AIM OF THE TASK: Extract the complete listing and repeat it word for word.
>> BEGIN
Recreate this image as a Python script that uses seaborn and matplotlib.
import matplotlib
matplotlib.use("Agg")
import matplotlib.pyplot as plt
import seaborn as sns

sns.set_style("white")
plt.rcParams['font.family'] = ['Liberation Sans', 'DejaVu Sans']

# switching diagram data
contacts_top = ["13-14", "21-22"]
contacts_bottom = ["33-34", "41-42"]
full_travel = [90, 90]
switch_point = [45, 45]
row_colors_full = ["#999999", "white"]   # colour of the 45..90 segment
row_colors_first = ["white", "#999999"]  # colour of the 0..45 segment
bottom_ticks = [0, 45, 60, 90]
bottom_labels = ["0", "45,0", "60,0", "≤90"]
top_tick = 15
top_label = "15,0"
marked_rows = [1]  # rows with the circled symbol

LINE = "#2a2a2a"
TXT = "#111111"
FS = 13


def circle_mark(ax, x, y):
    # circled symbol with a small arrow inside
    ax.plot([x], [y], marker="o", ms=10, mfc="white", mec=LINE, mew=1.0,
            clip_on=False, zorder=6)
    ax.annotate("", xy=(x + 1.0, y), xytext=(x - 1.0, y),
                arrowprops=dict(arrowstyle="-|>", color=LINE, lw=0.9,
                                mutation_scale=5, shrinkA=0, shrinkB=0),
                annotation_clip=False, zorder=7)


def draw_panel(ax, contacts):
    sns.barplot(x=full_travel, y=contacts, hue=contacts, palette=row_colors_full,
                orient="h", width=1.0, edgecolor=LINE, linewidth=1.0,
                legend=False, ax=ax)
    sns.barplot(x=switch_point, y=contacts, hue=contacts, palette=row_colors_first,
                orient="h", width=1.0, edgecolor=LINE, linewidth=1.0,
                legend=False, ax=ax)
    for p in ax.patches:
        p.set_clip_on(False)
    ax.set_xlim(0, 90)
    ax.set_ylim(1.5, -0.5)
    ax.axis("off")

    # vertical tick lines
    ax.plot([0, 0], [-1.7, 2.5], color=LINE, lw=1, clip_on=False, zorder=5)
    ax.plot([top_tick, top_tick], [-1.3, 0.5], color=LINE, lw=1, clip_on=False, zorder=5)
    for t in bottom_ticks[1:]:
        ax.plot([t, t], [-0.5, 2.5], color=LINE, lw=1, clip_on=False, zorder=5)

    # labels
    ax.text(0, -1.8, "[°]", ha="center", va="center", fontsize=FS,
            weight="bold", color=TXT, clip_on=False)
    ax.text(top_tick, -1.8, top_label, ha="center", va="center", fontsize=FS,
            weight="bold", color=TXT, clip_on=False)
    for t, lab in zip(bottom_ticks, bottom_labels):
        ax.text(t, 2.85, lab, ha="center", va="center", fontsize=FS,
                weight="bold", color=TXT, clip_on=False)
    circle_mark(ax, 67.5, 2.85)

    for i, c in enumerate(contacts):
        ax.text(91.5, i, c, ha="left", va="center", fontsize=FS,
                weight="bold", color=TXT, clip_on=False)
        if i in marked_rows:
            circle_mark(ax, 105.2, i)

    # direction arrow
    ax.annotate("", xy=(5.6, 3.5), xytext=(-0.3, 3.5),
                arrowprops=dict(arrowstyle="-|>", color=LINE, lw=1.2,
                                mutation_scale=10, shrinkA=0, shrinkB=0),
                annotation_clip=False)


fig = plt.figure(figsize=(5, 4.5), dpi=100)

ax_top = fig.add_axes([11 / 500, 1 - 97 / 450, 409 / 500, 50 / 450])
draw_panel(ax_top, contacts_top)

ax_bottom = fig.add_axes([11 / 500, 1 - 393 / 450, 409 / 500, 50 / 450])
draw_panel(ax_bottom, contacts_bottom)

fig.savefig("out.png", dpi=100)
>> END
THE RESPONSE:
Recreate this image as a Python script that uses seaborn and matplotlib.
import matplotlib
matplotlib.use("Agg")
import matplotlib.pyplot as plt
import seaborn as sns

sns.set_style("white")
plt.rcParams['font.family'] = ['Liberation Sans', 'DejaVu Sans']

# switching diagram data
contacts_top = ["13-14", "21-22"]
contacts_bottom = ["33-34", "41-42"]
full_travel = [90, 90]
switch_point = [45, 45]
row_colors_full = ["#999999", "white"]   # colour of the 45..90 segment
row_colors_first = ["white", "#999999"]  # colour of the 0..45 segment
bottom_ticks = [0, 45, 60, 90]
bottom_labels = ["0", "45,0", "60,0", "≤90"]
top_tick = 15
top_label = "15,0"
marked_rows = [1]  # rows with the circled symbol

LINE = "#2a2a2a"
TXT = "#111111"
FS = 13


def circle_mark(ax, x, y):
    # circled symbol with a small arrow inside
    ax.plot([x], [y], marker="o", ms=10, mfc="white", mec=LINE, mew=1.0,
            clip_on=False, zorder=6)
    ax.annotate("", xy=(x + 1.0, y), xytext=(x - 1.0, y),
                arrowprops=dict(arrowstyle="-|>", color=LINE, lw=0.9,
                                mutation_scale=5, shrinkA=0, shrinkB=0),
                annotation_clip=False, zorder=7)


def draw_panel(ax, contacts):
    sns.barplot(x=full_travel, y=contacts, hue=contacts, palette=row_colors_full,
                orient="h", width=1.0, edgecolor=LINE, linewidth=1.0,
                legend=False, ax=ax)
    sns.barplot(x=switch_point, y=contacts, hue=contacts, palette=row_colors_first,
                orient="h", width=1.0, edgecolor=LINE, linewidth=1.0,
                legend=False, ax=ax)
    for p in ax.patches:
        p.set_clip_on(False)
    ax.set_xlim(0, 90)
    ax.set_ylim(1.5, -0.5)
    ax.axis("off")

    # vertical tick lines
    ax.plot([0, 0], [-1.7, 2.5], color=LINE, lw=1, clip_on=False, zorder=5)
    ax.plot([top_tick, top_tick], [-1.3, 0.5], color=LINE, lw=1, clip_on=False, zorder=5)
    for t in bottom_ticks[1:]:
        ax.plot([t, t], [-0.5, 2.5], color=LINE, lw=1, clip_on=False, zorder=5)

    # labels
    ax.text(0, -1.8, "[°]", ha="center", va="center", fontsize=FS,
            weight="bold", color=TXT, clip_on=False)
    ax.text(top_tick, -1.8, top_label, ha="center", va="center", fontsize=FS,
            weight="bold", color=TXT, clip_on=False)
    for t, lab in zip(bottom_ticks, bottom_labels):
        ax.text(t, 2.85, lab, ha="center", va="center", fontsize=FS,
                weight="bold", color=TXT, clip_on=False)
    circle_mark(ax, 67.5, 2.85)

    for i, c in enumerate(contacts):
        ax.text(91.5, i, c, ha="left", va="center", fontsize=FS,
                weight="bold", color=TXT, clip_on=False)
        if i in marked_rows:
            circle_mark(ax, 105.2, i)

    # direction arrow
    ax.annotate("", xy=(5.6, 3.5), xytext=(-0.3, 3.5),
                arrowprops=dict(arrowstyle="-|>", color=LINE, lw=1.2,
                                mutation_scale=10, shrinkA=0, shrinkB=0),
                annotation_clip=False)


fig = plt.figure(figsize=(5, 4.5), dpi=100)

ax_top = fig.add_axes([11 / 500, 1 - 97 / 450, 409 / 500, 50 / 450])
draw_panel(ax_top, contacts_top)

ax_bottom = fig.add_axes([11 / 500, 1 - 393 / 450, 409 / 500, 50 / 450])
draw_panel(ax_bottom, contacts_bottom)

fig.savefig("out.png", dpi=100)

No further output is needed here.